[Charts and diagrams as code]
begin

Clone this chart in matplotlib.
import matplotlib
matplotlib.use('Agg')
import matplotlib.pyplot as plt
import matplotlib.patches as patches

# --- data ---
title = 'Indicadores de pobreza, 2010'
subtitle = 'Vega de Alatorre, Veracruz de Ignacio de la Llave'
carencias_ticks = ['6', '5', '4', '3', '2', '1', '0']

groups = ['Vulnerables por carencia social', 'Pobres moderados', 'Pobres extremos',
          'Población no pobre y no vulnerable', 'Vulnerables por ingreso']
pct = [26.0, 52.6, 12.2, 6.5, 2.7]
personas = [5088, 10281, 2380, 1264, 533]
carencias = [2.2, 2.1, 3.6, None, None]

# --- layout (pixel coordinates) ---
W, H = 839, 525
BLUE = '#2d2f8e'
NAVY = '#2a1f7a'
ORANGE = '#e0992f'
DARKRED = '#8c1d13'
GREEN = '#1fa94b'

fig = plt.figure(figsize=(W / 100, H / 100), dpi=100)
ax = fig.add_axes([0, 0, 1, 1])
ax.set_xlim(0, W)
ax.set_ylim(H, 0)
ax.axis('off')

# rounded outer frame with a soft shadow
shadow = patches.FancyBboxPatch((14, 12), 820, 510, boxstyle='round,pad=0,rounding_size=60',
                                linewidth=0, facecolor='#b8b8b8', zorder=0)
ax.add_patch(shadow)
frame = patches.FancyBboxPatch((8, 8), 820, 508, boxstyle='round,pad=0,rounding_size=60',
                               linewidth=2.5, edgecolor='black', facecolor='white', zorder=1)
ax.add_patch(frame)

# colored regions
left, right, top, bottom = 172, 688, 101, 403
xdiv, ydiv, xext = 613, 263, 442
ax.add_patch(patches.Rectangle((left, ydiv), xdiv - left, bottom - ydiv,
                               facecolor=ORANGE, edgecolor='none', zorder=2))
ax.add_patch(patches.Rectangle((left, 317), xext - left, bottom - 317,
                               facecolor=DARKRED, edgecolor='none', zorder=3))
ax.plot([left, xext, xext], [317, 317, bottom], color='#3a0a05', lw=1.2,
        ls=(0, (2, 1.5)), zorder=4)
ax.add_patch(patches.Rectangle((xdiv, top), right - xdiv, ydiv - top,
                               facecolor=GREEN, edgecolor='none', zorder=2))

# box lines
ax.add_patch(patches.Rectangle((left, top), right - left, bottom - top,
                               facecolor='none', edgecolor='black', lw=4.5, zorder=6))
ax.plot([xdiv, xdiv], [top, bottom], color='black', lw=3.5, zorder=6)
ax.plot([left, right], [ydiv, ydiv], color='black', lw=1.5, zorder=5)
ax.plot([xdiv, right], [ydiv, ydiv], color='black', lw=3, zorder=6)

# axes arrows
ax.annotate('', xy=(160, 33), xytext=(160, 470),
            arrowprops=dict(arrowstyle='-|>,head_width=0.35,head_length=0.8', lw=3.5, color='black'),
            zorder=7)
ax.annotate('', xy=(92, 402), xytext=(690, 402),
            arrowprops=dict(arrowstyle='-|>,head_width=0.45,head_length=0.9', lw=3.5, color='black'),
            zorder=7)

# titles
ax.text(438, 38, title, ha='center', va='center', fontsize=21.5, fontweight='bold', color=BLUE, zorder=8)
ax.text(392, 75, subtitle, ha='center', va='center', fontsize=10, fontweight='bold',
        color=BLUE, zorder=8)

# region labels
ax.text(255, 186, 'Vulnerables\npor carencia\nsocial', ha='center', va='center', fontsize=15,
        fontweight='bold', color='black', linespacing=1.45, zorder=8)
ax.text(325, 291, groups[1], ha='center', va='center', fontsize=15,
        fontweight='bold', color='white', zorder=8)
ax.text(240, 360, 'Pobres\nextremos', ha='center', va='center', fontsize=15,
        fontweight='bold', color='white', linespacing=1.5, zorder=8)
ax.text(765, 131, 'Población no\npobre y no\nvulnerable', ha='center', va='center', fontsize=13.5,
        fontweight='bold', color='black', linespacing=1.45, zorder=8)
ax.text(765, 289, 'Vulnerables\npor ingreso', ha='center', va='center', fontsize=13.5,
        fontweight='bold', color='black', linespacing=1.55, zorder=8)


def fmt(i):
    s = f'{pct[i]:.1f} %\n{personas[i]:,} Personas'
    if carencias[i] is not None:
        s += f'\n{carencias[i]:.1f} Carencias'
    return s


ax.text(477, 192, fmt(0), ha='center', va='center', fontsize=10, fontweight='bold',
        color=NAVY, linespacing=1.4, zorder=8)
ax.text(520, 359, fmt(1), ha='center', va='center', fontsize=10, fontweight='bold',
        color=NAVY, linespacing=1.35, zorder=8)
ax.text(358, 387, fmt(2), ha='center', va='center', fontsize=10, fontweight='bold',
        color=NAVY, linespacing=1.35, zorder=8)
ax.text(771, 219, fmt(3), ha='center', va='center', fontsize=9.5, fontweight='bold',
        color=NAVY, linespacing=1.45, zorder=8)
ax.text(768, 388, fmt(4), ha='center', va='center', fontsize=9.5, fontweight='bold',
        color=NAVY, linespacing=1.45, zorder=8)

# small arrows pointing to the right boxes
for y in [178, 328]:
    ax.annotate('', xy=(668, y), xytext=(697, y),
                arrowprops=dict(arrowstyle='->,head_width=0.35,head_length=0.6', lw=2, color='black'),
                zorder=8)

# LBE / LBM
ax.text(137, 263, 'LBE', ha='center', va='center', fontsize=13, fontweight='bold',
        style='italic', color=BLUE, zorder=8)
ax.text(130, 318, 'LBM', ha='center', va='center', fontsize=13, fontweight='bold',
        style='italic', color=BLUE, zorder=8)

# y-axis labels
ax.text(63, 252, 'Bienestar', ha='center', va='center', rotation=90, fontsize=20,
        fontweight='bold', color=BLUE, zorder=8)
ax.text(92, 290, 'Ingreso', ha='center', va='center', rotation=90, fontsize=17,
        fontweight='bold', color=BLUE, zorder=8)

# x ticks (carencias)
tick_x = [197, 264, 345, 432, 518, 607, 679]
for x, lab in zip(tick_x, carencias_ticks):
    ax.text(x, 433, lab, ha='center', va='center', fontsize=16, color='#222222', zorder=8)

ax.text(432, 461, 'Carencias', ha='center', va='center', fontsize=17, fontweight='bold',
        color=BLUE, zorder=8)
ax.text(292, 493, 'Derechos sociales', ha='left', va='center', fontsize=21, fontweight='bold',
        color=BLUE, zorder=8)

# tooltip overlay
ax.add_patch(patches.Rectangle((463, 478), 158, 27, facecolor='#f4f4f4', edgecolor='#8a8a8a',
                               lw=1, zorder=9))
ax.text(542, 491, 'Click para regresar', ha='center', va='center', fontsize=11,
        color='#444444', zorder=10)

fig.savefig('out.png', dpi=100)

end
begin

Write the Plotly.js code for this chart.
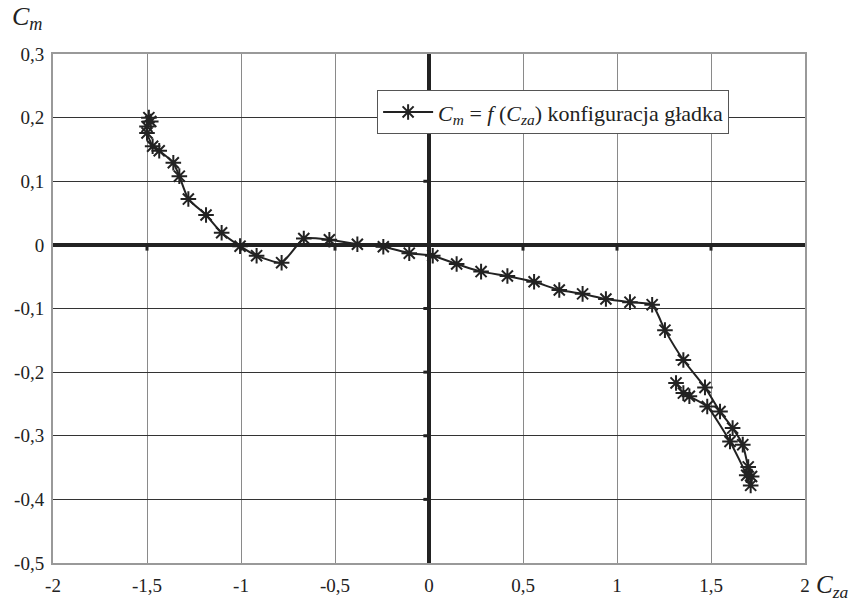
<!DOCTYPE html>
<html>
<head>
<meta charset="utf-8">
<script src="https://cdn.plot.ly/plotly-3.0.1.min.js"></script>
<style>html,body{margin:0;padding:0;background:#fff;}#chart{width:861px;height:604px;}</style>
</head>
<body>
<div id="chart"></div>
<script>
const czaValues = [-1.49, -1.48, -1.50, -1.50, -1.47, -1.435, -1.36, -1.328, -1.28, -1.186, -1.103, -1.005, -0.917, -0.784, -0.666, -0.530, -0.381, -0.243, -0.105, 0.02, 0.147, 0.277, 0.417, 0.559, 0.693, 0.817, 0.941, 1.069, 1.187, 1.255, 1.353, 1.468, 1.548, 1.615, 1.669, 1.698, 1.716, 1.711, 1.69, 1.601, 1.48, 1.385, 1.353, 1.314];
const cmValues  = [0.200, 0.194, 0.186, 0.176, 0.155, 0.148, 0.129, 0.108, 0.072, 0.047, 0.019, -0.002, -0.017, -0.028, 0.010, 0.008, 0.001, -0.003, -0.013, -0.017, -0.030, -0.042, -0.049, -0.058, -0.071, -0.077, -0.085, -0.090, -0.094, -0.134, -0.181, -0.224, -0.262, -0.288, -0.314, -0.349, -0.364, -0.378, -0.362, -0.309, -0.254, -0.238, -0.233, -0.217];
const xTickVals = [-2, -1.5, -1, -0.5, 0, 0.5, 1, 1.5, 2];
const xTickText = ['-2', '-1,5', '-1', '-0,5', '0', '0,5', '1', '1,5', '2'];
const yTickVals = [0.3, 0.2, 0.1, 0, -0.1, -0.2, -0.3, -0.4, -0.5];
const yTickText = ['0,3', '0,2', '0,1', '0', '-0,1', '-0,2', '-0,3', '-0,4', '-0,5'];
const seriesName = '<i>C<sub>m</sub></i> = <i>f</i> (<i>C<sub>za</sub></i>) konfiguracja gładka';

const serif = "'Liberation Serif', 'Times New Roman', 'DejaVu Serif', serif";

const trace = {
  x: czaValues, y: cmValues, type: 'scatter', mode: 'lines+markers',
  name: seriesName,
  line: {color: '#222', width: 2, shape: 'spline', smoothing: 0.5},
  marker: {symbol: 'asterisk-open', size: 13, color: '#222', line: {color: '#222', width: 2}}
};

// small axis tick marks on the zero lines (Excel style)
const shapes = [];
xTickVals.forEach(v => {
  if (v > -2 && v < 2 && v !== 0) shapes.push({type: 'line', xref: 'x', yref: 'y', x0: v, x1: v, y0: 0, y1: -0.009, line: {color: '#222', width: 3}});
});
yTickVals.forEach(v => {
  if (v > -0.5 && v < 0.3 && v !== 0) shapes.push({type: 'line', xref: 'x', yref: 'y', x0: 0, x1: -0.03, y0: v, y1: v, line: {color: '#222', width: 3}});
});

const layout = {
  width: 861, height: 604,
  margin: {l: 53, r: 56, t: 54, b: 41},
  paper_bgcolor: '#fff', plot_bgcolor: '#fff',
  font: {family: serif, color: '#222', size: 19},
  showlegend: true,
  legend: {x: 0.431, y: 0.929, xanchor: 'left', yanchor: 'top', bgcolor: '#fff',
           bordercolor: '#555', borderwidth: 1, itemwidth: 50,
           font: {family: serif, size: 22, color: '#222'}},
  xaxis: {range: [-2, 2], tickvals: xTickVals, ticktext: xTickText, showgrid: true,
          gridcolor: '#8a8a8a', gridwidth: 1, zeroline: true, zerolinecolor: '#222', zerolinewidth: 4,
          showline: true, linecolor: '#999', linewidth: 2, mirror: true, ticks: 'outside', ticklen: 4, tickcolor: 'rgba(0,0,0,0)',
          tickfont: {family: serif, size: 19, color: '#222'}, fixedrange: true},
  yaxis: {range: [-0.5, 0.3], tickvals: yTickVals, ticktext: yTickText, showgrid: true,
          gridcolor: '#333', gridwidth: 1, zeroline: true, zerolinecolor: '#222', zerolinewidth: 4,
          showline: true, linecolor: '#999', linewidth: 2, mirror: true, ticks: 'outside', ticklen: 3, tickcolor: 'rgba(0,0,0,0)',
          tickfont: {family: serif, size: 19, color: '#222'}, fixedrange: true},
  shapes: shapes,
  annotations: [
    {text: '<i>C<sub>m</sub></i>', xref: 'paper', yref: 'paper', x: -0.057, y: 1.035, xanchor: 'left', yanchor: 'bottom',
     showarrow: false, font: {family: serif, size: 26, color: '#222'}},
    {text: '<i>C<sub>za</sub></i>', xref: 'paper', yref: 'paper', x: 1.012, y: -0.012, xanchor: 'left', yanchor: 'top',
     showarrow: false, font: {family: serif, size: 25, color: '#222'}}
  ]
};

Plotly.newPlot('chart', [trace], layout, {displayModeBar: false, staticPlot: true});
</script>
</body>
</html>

end

**What the exercise asks:**
Set down the lines running from the one with "Write the Plotly.js code for this chart." through the one with "Serif', 'Times New", both ends kept, exactly and with no pictures.

**Task answer:**
Write the Plotly.js code for this chart.
<!DOCTYPE html>
<html>
<head>
<meta charset="utf-8">
<script src="https://cdn.plot.ly/plotly-3.0.1.min.js"></script>
<style>html,body{margin:0;padding:0;background:#fff;}#chart{width:861px;height:604px;}</style>
</head>
<body>
<div id="chart"></div>
<script>
const czaValues = [-1.49, -1.48, -1.50, -1.50, -1.47, -1.435, -1.36, -1.328, -1.28, -1.186, -1.103, -1.005, -0.917, -0.784, -0.666, -0.530, -0.381, -0.243, -0.105, 0.02, 0.147, 0.277, 0.417, 0.559, 0.693, 0.817, 0.941, 1.069, 1.187, 1.255, 1.353, 1.468, 1.548, 1.615, 1.669, 1.698, 1.716, 1.711, 1.69, 1.601, 1.48, 1.385, 1.353, 1.314];
const cmValues  = [0.200, 0.194, 0.186, 0.176, 0.155, 0.148, 0.129, 0.108, 0.072, 0.047, 0.019, -0.002, -0.017, -0.028, 0.010, 0.008, 0.001, -0.003, -0.013, -0.017, -0.030, -0.042, -0.049, -0.058, -0.071, -0.077, -0.085, -0.090, -0.094, -0.134, -0.181, -0.224, -0.262, -0.288, -0.314, -0.349, -0.364, -0.378, -0.362, -0.309, -0.254, -0.238, -0.233, -0.217];
const xTickVals = [-2, -1.5, -1, -0.5, 0, 0.5, 1, 1.5, 2];
const xTickText = ['-2', '-1,5', '-1', '-0,5', '0', '0,5', '1', '1,5', '2'];
const yTickVals = [0.3, 0.2, 0.1, 0, -0.1, -0.2, -0.3, -0.4, -0.5];
const yTickText = ['0,3', '0,2', '0,1', '0', '-0,1', '-0,2', '-0,3', '-0,4', '-0,5'];
const seriesName = '<i>C<sub>m</sub></i> = <i>f</i> (<i>C<sub>za</sub></i>) konfiguracja gładka';

const serif = "'Liberation Serif', 'Times New Roman', 'DejaVu Serif', serif";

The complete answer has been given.